Don’t lead him on. If you’re only lukewarm, politely note, as my friend did, that you appreciate their time and interest, but it doesn’t seem right for you. You don’t have to go into the reasons why. Make sure the e-mail writing is a 2-way street—never write more than two emails without a response, so as not to appear in desperate pursuit. Even if the guy seems to like you, he’ll quickly shut down if this occurs.

It’s very important not to get caught in the lull of a passive e-mail exchange—it’s less emotionally risky than meeting in person. You need to meet as soon as you know you are both interested, even if you have to initiate the meeting. While this may be a nail-biter for you, keeping it simple will help. Make your first encounter an afternoon coffee rather than drinks and dinner. Then you can leave fast if it isn’t working out, and you aren’t out several bucks and several hours you’ll never get back. If there’s chemistry, you can make a second date. And safety first! Never give away your personal information. Have a back-up plan—let a good friend know where and when you’re going out with this guy.

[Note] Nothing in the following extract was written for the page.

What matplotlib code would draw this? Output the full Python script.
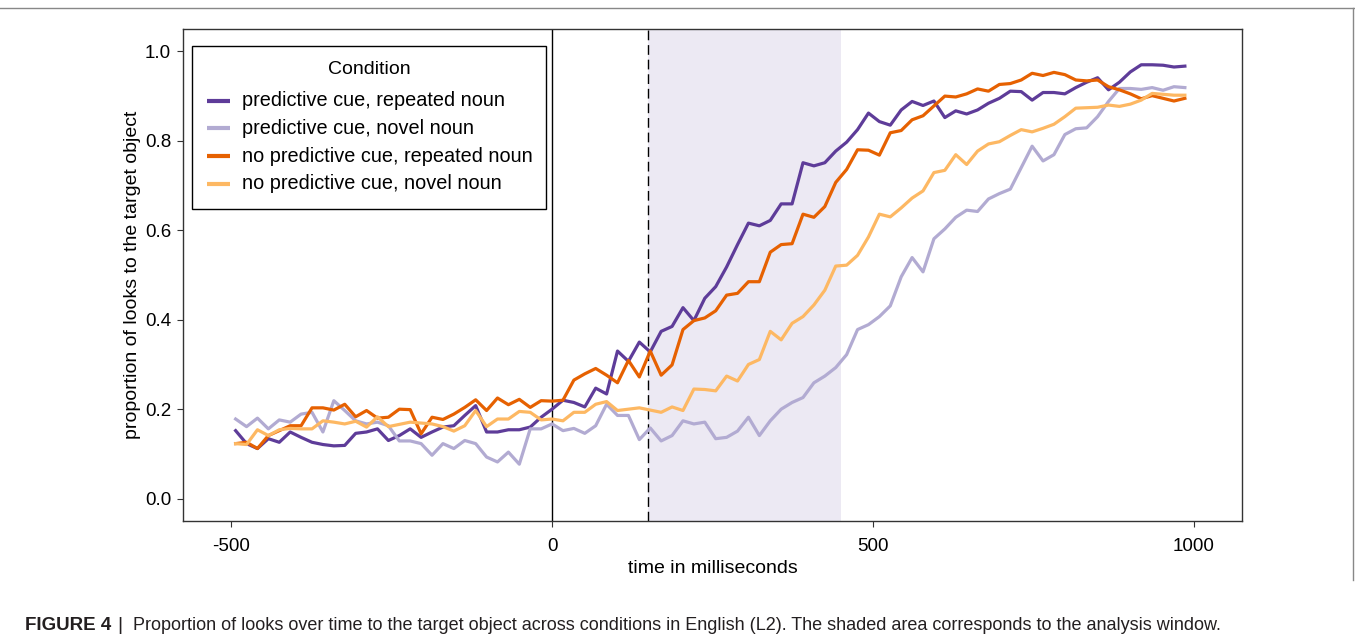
import numpy as np
import matplotlib
matplotlib.use("Agg")
import matplotlib.pyplot as plt
from matplotlib.lines import Line2D
from matplotlib.patches import Rectangle

plt.rcParams['font.family'] = ['Liberation Sans', 'DejaVu Sans']

# ---- data ----
time_ms = np.arange(-493, 987, 17)

labels = ["predictive cue, repeated noun", "predictive cue, novel noun",
          "no predictive cue, repeated noun", "no predictive cue, novel noun"]
colors = ["#5e3c99", "#b2abd2", "#e66101", "#fdb863"]

pred_rep = [0.152, 0.123, 0.112, 0.134, 0.126, 0.149, 0.137, 0.126, 0.121, 0.118,
            0.119, 0.146, 0.149, 0.156, 0.130, 0.141, 0.156, 0.137, 0.149, 0.160,
            0.163, 0.186, 0.208, 0.149, 0.149, 0.154, 0.154, 0.160, 0.182, 0.200,
            0.220, 0.215, 0.205, 0.247, 0.234, 0.330, 0.307, 0.350, 0.328, 0.374,
            0.385, 0.427, 0.398, 0.448, 0.474,
            0.518, 0.568, 0.616, 0.610, 0.622, 0.659, 0.659, 0.751, 0.744, 0.751,
            0.777, 0.797, 0.825, 0.862, 0.843,
            0.835, 0.869, 0.888, 0.879, 0.889, 0.852, 0.867, 0.860, 0.869, 0.884,
            0.895, 0.911, 0.910, 0.891, 0.908,
            0.908, 0.905, 0.919, 0.931, 0.941, 0.914, 0.931, 0.954, 0.970, 0.970,
            0.969, 0.965, 0.967]

pred_nov = [0.178, 0.161, 0.180, 0.156, 0.176, 0.171, 0.189, 0.193, 0.149, 0.219,
            0.197, 0.174, 0.167, 0.171, 0.163, 0.129, 0.129, 0.123, 0.097, 0.123,
            0.112, 0.130, 0.123, 0.093, 0.082, 0.104, 0.077, 0.156, 0.156, 0.167,
            0.152, 0.157, 0.146, 0.163, 0.211, 0.186, 0.186, 0.132, 0.158, 0.129,
            0.141, 0.174, 0.167, 0.171, 0.134,
            0.137, 0.151, 0.182, 0.141, 0.174, 0.200, 0.215, 0.226, 0.259, 0.274,
            0.293, 0.322, 0.378, 0.389, 0.407,
            0.431, 0.496, 0.539, 0.507, 0.581, 0.603, 0.629, 0.645, 0.642, 0.670,
            0.682, 0.692, 0.740, 0.788, 0.755,
            0.769, 0.814, 0.827, 0.829, 0.854, 0.888, 0.917, 0.917, 0.915, 0.919,
            0.913, 0.921, 0.919]

nopred_rep = [0.123, 0.126, 0.112, 0.141, 0.152, 0.163, 0.163, 0.203, 0.203, 0.198,
              0.211, 0.183, 0.197, 0.180, 0.182, 0.200, 0.199, 0.145, 0.182, 0.177,
              0.189, 0.204, 0.221, 0.197, 0.225, 0.210, 0.222, 0.204, 0.219, 0.218,
              0.220, 0.265, 0.279, 0.291, 0.276, 0.259, 0.309, 0.272, 0.330, 0.276,
              0.299, 0.378, 0.398, 0.404, 0.420,
              0.455, 0.459, 0.485, 0.485, 0.551, 0.568, 0.570, 0.636, 0.629, 0.653,
              0.707, 0.736, 0.780, 0.779, 0.768,
              0.818, 0.823, 0.847, 0.856, 0.878, 0.900, 0.898, 0.905, 0.916, 0.911,
              0.926, 0.928, 0.936, 0.951, 0.946,
              0.953, 0.948, 0.936, 0.934, 0.936, 0.921, 0.914, 0.905, 0.894, 0.901,
              0.895, 0.889, 0.895]

nopred_nov = [0.123, 0.121, 0.154, 0.141, 0.154, 0.157, 0.156, 0.156, 0.174, 0.171,
              0.167, 0.173, 0.160, 0.183, 0.161, 0.166, 0.171, 0.169, 0.167, 0.161,
              0.151, 0.163, 0.197, 0.161, 0.178, 0.178, 0.195, 0.193, 0.176, 0.178,
              0.174, 0.193, 0.193, 0.211, 0.217, 0.197, 0.200, 0.203, 0.198, 0.193,
              0.205, 0.197, 0.245, 0.244, 0.241,
              0.274, 0.263, 0.300, 0.311, 0.374, 0.355, 0.392, 0.407, 0.433, 0.466,
              0.520, 0.522, 0.544, 0.585, 0.636,
              0.630, 0.650, 0.672, 0.688, 0.729, 0.734, 0.769, 0.747, 0.777, 0.793,
              0.798, 0.812, 0.825, 0.820, 0.828,
              0.837, 0.854, 0.873, 0.874, 0.875, 0.880, 0.877, 0.882, 0.891, 0.906,
              0.904, 0.902, 0.902]

series = [pred_rep, pred_nov, nopred_rep, nopred_nov]

x_ticks = [-500, 0, 500, 1000]
x_ticklabels = ["-500", "0", "500", "1000"]
y_ticks = [0.0, 0.2, 0.4, 0.6, 0.8, 1.0]
y_ticklabels = ["0.0", "0.2", "0.4", "0.6", "0.8", "1.0"]
window = (150, 450)
onset = 0

legend_title = "Condition"
caption_bold = "FIGURE 4"
caption_rest = "Proportion of looks over time to the target object across conditions in English (L2). The shaded area corresponds to the analysis window."

# ---- figure ----
W, H = 1355, 643
fig = plt.figure(figsize=(W / 100, H / 100), dpi=100)
ax = fig.add_axes([183 / W, 1 - 521 / H, (1242 - 183) / W, (521 - 29) / H])

ax.axvspan(window[0], window[1], color="#ece9f3", lw=0, zorder=0)
ax.axvline(onset, color="black", lw=1.0, zorder=1)
ax.axvline(window[0], color="black", lw=1.0, ls=(0, (7, 3.5)), zorder=1)

for vals, col, lab in zip(series, colors, labels):
    ax.plot(time_ms, vals, color=col, lw=2.3, label=lab, zorder=3)

ax.set_xlim(-575, 1075)
ax.set_ylim(-0.05, 1.05)
ax.set_xticks(x_ticks)
ax.set_xticklabels(x_ticklabels)
ax.set_yticks(y_ticks)
ax.set_yticklabels(y_ticklabels)
ax.tick_params(axis="both", direction="out", length=4.5, width=0.8,
               labelsize=13.5, colors="#333333", labelcolor="black")
ax.tick_params(axis="x", pad=8)
ax.tick_params(axis="y", pad=4)
for s in ax.spines.values():
    s.set_color("#333333")
    s.set_linewidth(1.0)

ax.set_xlabel("time in milliseconds", fontsize=14, labelpad=3.5)
ax.set_ylabel("proportion of looks to the target object", fontsize=14, labelpad=2.5)

# ---- legend (drawn by hand in pixel coordinates) ----
def fx(px):
    return px / W

def fy(py):
    return 1 - py / H

fig.add_artist(Rectangle((fx(192), fy(209)), fx(546) - fx(192), fy(45.7) - fy(209),
                         transform=fig.transFigure, facecolor="white",
                         edgecolor="black", lw=1.0, zorder=5))
fig.text(fx(369), fy(69), legend_title, fontsize=14, ha="center", va="center",
         zorder=6)
entry_y = [100.7, 128.3, 156.0, 183.5]
for ey, col, lab in zip(entry_y, colors, labels):
    fig.add_artist(Line2D([fx(207), fx(229.5)], [fy(ey), fy(ey)],
                          transform=fig.transFigure, color=col, lw=3.0,
                          solid_capstyle="butt", zorder=6))
    fig.text(fx(242.5), fy(ey), lab, fontsize=14.3, ha="left", va="center",
             zorder=6)

# page frame lines
fig.add_artist(Line2D([0, 1], [fy(7.5), fy(7.5)], transform=fig.transFigure,
                      color="#888888", lw=1.0))
fig.add_artist(Line2D([fx(1352.5), fx(1352.5)], [fy(7.5), fy(580)],
                      transform=fig.transFigure, color="#888888", lw=1.0))

# caption
fig.canvas.draw()
r = fig.canvas.get_renderer()
cy = fy(626)
t1 = fig.text(fx(25), cy, caption_bold, fontsize=13.5, fontweight="bold",
              color="#231f20", va="center", ha="left")
bb = t1.get_window_extent(r)
t2 = fig.text(fx(bb.x1 + 6), cy, "|", fontsize=14, color="#231f20",
              va="center", ha="left")
t3 = fig.text(fx(133), cy, caption_rest, fontsize=12.5, color="#231f20",
              va="center", ha="left")
w3 = t3.get_window_extent(r).width
t3.set_fontsize(12.5 * (1225 - 133) / w3)

fig.savefig("out.png", dpi=100)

You may want to check that you are both on the same page in levels of how soon you each seek to move potentially into a serious, committed relationship. Is the guy seeking marriage within a year, while you’re not looking for marriage at all? That sort of thing. My friend found, as she was trying to date three guys casually until she got to know them better and could choose among them, that one wanted exclusivity within only a few weeks!

Best of luck in the online dating world! If nothing else, you’ll end up with a few good stories.